Si vous pouviez choisir un lieu au Royaume-Uni où être exposé, lequel serait-ce ?
L'idéal serait le Tate Britain, c’est un endroit magnifique et chargé d’histoire dans lequel passé et présent cohabitent harmonieusement. Dans ma pratique, je travaille beaucoup avec le passé pour lui redonner vie, lui faire traverser le temps. Ainsi, c'est un endroit qui me plaît beaucoup.
Des projets pour le futur ?
Nous voulons développer un projet au Musée national de l'automobile de Beaulieu.
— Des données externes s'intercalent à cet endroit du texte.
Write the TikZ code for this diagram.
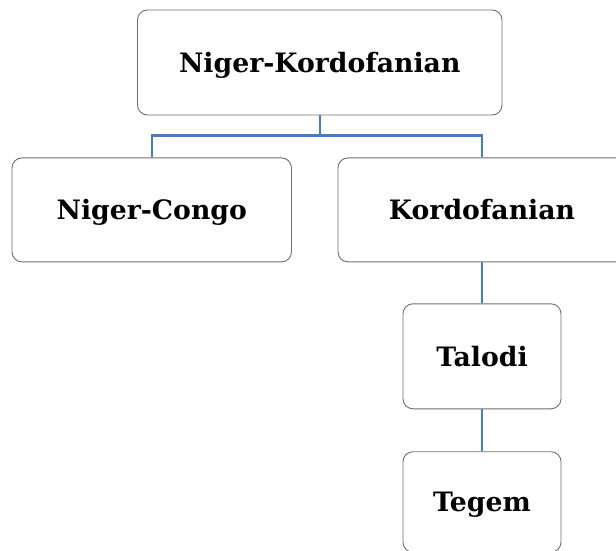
\documentclass[tikz,border=0pt]{standalone}
\usepackage{fontspec}
\setmainfont{DejaVu Serif}
\usetikzlibrary{positioning}

\definecolor{linkblue}{RGB}{74,126,187}
\definecolor{boxgray}{RGB}{110,110,110}

\tikzset{
  famnode/.style={draw=boxgray, line width=0.9pt, rounded corners=10pt,
    align=center, text height=19.5pt, text depth=0pt,
    font=\fontsize{26.7}{32}\selectfont\bfseries},
  link/.style={draw=linkblue, line width=2.2pt}
}

\begin{document}
\begin{tikzpicture}[x=1pt, y=1pt]

  \useasboundingbox (0,0) rectangle (616,-551);

  % Define nodes
  \node[famnode, minimum width=364.5pt, minimum height=105pt] (nk) at (319.75,-62.5) {Niger-Kordofanian};
  \node[famnode, minimum width=279.5pt, minimum height=104pt, below=42pt of nk, xshift=-168pt] (nc) {Niger-Congo};
  \node[famnode, minimum width=288pt, minimum height=104pt, below=42pt of nk, xshift=162.25pt] (kf) {Kordofanian};
  \node[famnode, minimum width=158pt, minimum height=105pt, below=41pt of kf] (ta) {Talodi};
  \node[famnode, minimum width=158pt, minimum height=100.5pt, below=42pt of ta] (te) {Tegem};

  % Connect the nodes
  \draw[link] (nk.south) -- ++(0,-20) coordinate (bar) -| (nc.north);
  \draw[link] (bar) -| (kf.north);
  \draw[link] (kf.south) -- (ta.north);
  \draw[link] (ta.south) -- (te.north);

\end{tikzpicture}
\end{document}
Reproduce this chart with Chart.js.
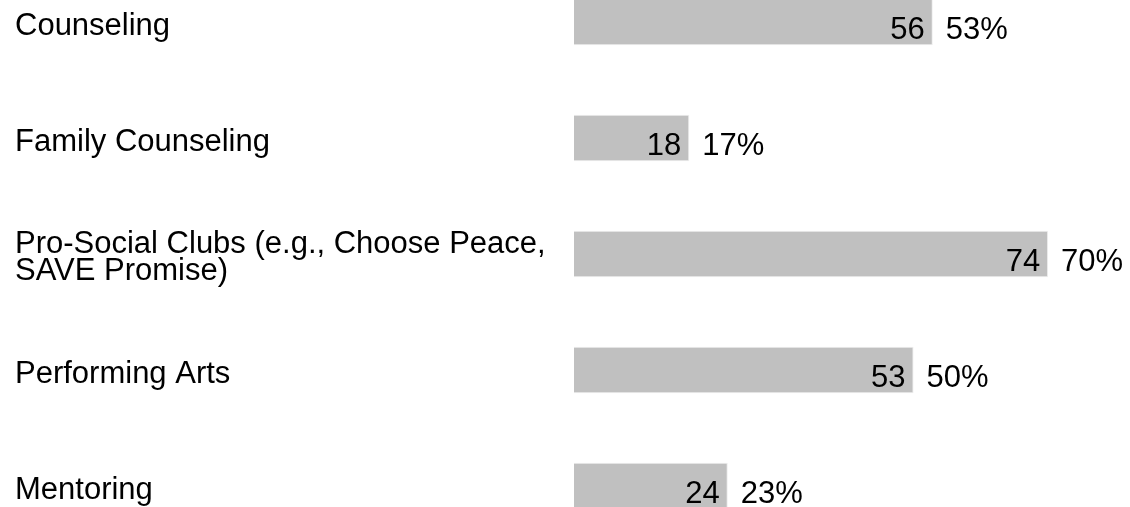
<!DOCTYPE html>
<html>
<head>
<meta charset="utf-8">
<script src="https://cdn.jsdelivr.net/npm/chart.js@4.4.1/dist/chart.umd.min.js"></script>
<style>
  html, body { margin: 0; padding: 0; background: #ffffff; overflow: hidden; width: 1130px; height: 507px; }
  #wrap { position: absolute; left: 0; top: -50px; width: 1130px; height: 608px; }
</style>
</head>
<body>
<div id="wrap"><canvas id="chart"></canvas></div>
<script>
// data
const categories = [
  'Counseling',
  'Family Counseling',
  ['Pro-Social Clubs (e.g., Choose Peace,', 'SAVE Promise)'],
  'Performing Arts',
  'Mentoring'
];
const counts = [56, 18, 74, 53, 24];
const percents = [53, 17, 70, 50, 23];

const fontFamily = 'Arial, "Liberation Sans", Helvetica, sans-serif';

// draws the count inside the bar end and the percent just outside it
const valueLabels = {
  id: 'valueLabels',
  afterDatasetsDraw(chart) {
    const {ctx} = chart;
    const meta = chart.getDatasetMeta(0);
    ctx.save();
    ctx.font = '31px ' + fontFamily;
    ctx.fillStyle = '#000000';
    ctx.textBaseline = 'middle';
    meta.data.forEach((bar, i) => {
      const y = bar.y + 8;
      ctx.textAlign = 'right';
      ctx.fillText(String(counts[i]), bar.x - 8, y);
      ctx.textAlign = 'left';
      ctx.fillText(percents[i] + '%', bar.x + 13, y);
    });
    ctx.restore();
  }
};

const ctx = document.getElementById('chart').getContext('2d');
new Chart(ctx, {
  type: 'bar',
  data: {
    labels: categories,
    datasets: [{
      data: counts,
      backgroundColor: '#c0c0c0',
      borderColor: '#ededed',
      borderWidth: 1,
      barPercentage: 0.4,
      categoryPercentage: 1
    }]
  },
  plugins: [valueLabels],
  options: {
    indexAxis: 'y',
    responsive: true,
    maintainAspectRatio: false,
    animation: false,
    layout: { padding: { left: 15, right: 5, top: 0, bottom: 0 } },
    plugins: {
      legend: { display: false },
      tooltip: { enabled: false }
    },
    scales: {
      x: {
        display: false,
        min: 0,
        max: 86,
        grid: { display: false }
      },
      y: {
        grid: { display: false, drawTicks: false },
        border: { display: false },
        afterFit: (scale) => { scale.width = 559; },
        ticks: {
          crossAlign: 'far',
          padding: 0,
          labelOffset: 4,
          color: '#000000',
          font: { family: fontFamily, size: 31, lineHeight: 0.9 }
        }
      }
    }
  }
});
</script>
</body>
</html>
En plus d’exposer mon œuvre dans leur galerie, nous allons également organiser une résidence artistique autour de cette exposition.
Mon agent et moi avons acheté une voiture MG pour l’occasion. J’ai pour projet de la peindre en direct pendant l’exposition et de l’utiliser après. Ce serait en quelque sorte une œuvre d’art fonctionnelle. En effet, j’ai remarqué que les britanniques utilisent leurs véhicules, ce ne sont pas que des modèles d’exposition.
Cela peut paraître effrayant mais rien n'est définitif. Tout peut être changé, l’art est un redémarrage perpétuel. Il ne faut pas avoir peur de la nouveauté et garder un état d’esprit ouvert.
De plus, j’aimerais éventuellement faire venir des enfants dans cette résidence artistique pour les faire dessiner sur des photocopies de plans techniques: Je veux qu'ils aient accès à ces documents d'époque et qu’ils cultivent cette appréciation du passé.